Following a unanimous vote by the Los Angeles City Council, residents in single-family, R1 residential zones can legally keep bees once the ordinance goes into effect Sun., Dec. 6.
“It is really great that the city council has recognized the importance of organic urban beekeeping for the pollination of our fruits and flowers,” says Gardner St. resident Anne Williams.
“Not only can you see the difference in the plants in your area, but harvesting purely organic honey provides an incredible health benefit that friends and family can’t get enough of!” she added.
Colony collapse disorder
Rob McFarland, co-founder of Honey Love, says city beekeepers are the best defense to the insect’s worldwide decline because cities provide safer habitats than most farms through greater biodiversity and lack of pesticides.

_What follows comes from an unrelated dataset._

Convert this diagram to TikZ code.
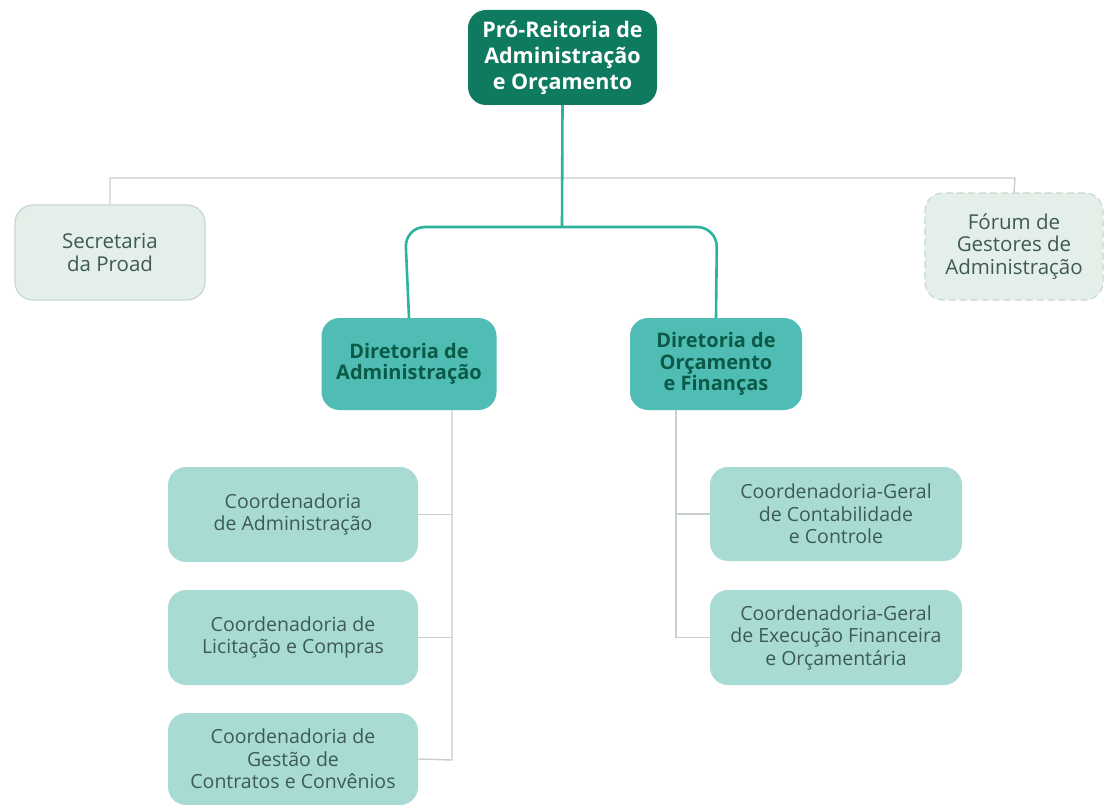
\documentclass[tikz,border=0pt]{standalone}
\usepackage{fontspec}
\setmainfont{Open Sans}
\definecolor{topfill}{HTML}{0E7A5F}
\definecolor{dirfill}{HTML}{4FBDB4}
\definecolor{dirtext}{HTML}{0B5A47}
\definecolor{coordfill}{HTML}{A9DBD5}
\definecolor{coordtext}{HTML}{3D5A55}
\definecolor{secfill}{HTML}{E3EFE8}
\definecolor{secborder}{HTML}{C9D8CF}
\definecolor{tealline}{HTML}{2DB39C}
\definecolor{grayline}{HTML}{C8D0CD}
\begin{document}
\begin{tikzpicture}[x=1pt,y=-1pt,
  box/.style={rounded corners=18pt, align=center, inner sep=0pt},
  topbox/.style={box, fill=topfill, text=white, font=\fontsize{21.5}{26}\selectfont\bfseries},
  dirbox/.style={box, fill=dirfill, text=dirtext, font=\fontsize{20}{21.5}\selectfont\bfseries},
  coordbox/.style={box, fill=coordfill, text=coordtext, font=\fontsize{19.5}{22.5}\selectfont},
  secbox/.style={box, fill=secfill, draw=secborder, line width=1.2pt, text=coordtext, font=\fontsize{20.5}{22.5}\selectfont},
  teal/.style={draw=tealline, line width=2.6pt},
  gray/.style={draw=grayline, line width=1.4pt}
]
\useasboundingbox (0,0) rectangle (1106,805);
\fill[white] (0,0) rectangle (1106,805);

% gray horizontal line and links to side boxes
\coordinate (hl) at (110,178);
\coordinate (hr) at (1015,178);

\node[secbox, minimum width=190pt, minimum height=95pt] (sec) at (110,252.5) {Secretaria\\da Proad};
\node[secbox, dashed, dash pattern=on 7pt off 4pt, minimum width=178pt, minimum height=107pt] (for) at (1014,246.5) {Fórum de\\Gestores de\\Administração};

\draw[gray] (sec.north) -- (hl) -- (hr) -- (for.north);

% top node
\node[topbox, minimum width=189pt, minimum height=95pt] (top) at (562.5,57.5) {Pró-Reitoria de\\Administração\\e Orçamento};

% directorates
\node[dirbox, minimum width=175pt, minimum height=92pt] (da) at (409,364) {Diretoria de\\Administração};
\node[dirbox, minimum width=172pt, minimum height=92pt] (dof) at (716,364) {Diretoria de\\Orçamento\\e Finanças};

\coordinate (bj) at (562,227);
\draw[teal] (top.south) -- (bj);
\draw[teal, rounded corners=20pt] (da.north) -- (405,227) -- (717,227) -- (dof.north);

% coordination boxes left
\node[coordbox, minimum width=250pt, minimum height=95pt] (c1) at (293,514.5) {Coordenadoria\\de Administração};
\node[coordbox, minimum width=250pt, minimum height=95pt] (c2) at (293,637.5) {Coordenadoria de\\Licitação e Compras};
\node[coordbox, minimum width=250pt, minimum height=92pt] (c3) at (293,759) {Coordenadoria de\\Gestão de\\Contratos e Convênios};

\coordinate (lv) at (452,410);
\draw[gray] (lv) -- (452,760) -- (c3.east);
\draw[gray] (c1.east) -- (452,514.5);
\draw[gray] (c2.east) -- (452,637.5);

% coordination boxes right
\node[coordbox, minimum width=252pt, minimum height=94pt] (g1) at (836,514) {Coordenadoria-Geral\\de Contabilidade\\e Controle};
\node[coordbox, minimum width=252pt, minimum height=95pt] (g2) at (836,637.5) {Coordenadoria-Geral\\de Execução Financeira\\e Orçamentária};

\coordinate (rv) at (676,410);
\draw[gray] (rv) -- (676,637.5) -- (g2.west);
\draw[gray] (g1.west) -- (676,514);
\end{tikzpicture}
\end{document}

“Since 2006, more than one-third of honeybee colonies collapsed nationwide. If present trends continue, scientists estimate there will be no more bees by 2035,” says McFarland.
“The city environment is the last refuge of the honey bee.”
McFarland and his supporters campaigned lawmakers for four years for the ordinance change. They argue that bees are an essential part of our food system, responsible for the production of about a third of our diet.
“Honeybees worldwide are in crisis, making beekeeping a serious food security issue,” says McFarland.
Councilmember Paul Koretz has said, “This motion will give us better control of the bee population and, better yet, will help us protect a fragile species, so essential to human food supply, which is struggling against colony collapse disorder and dying in droves across the planet.”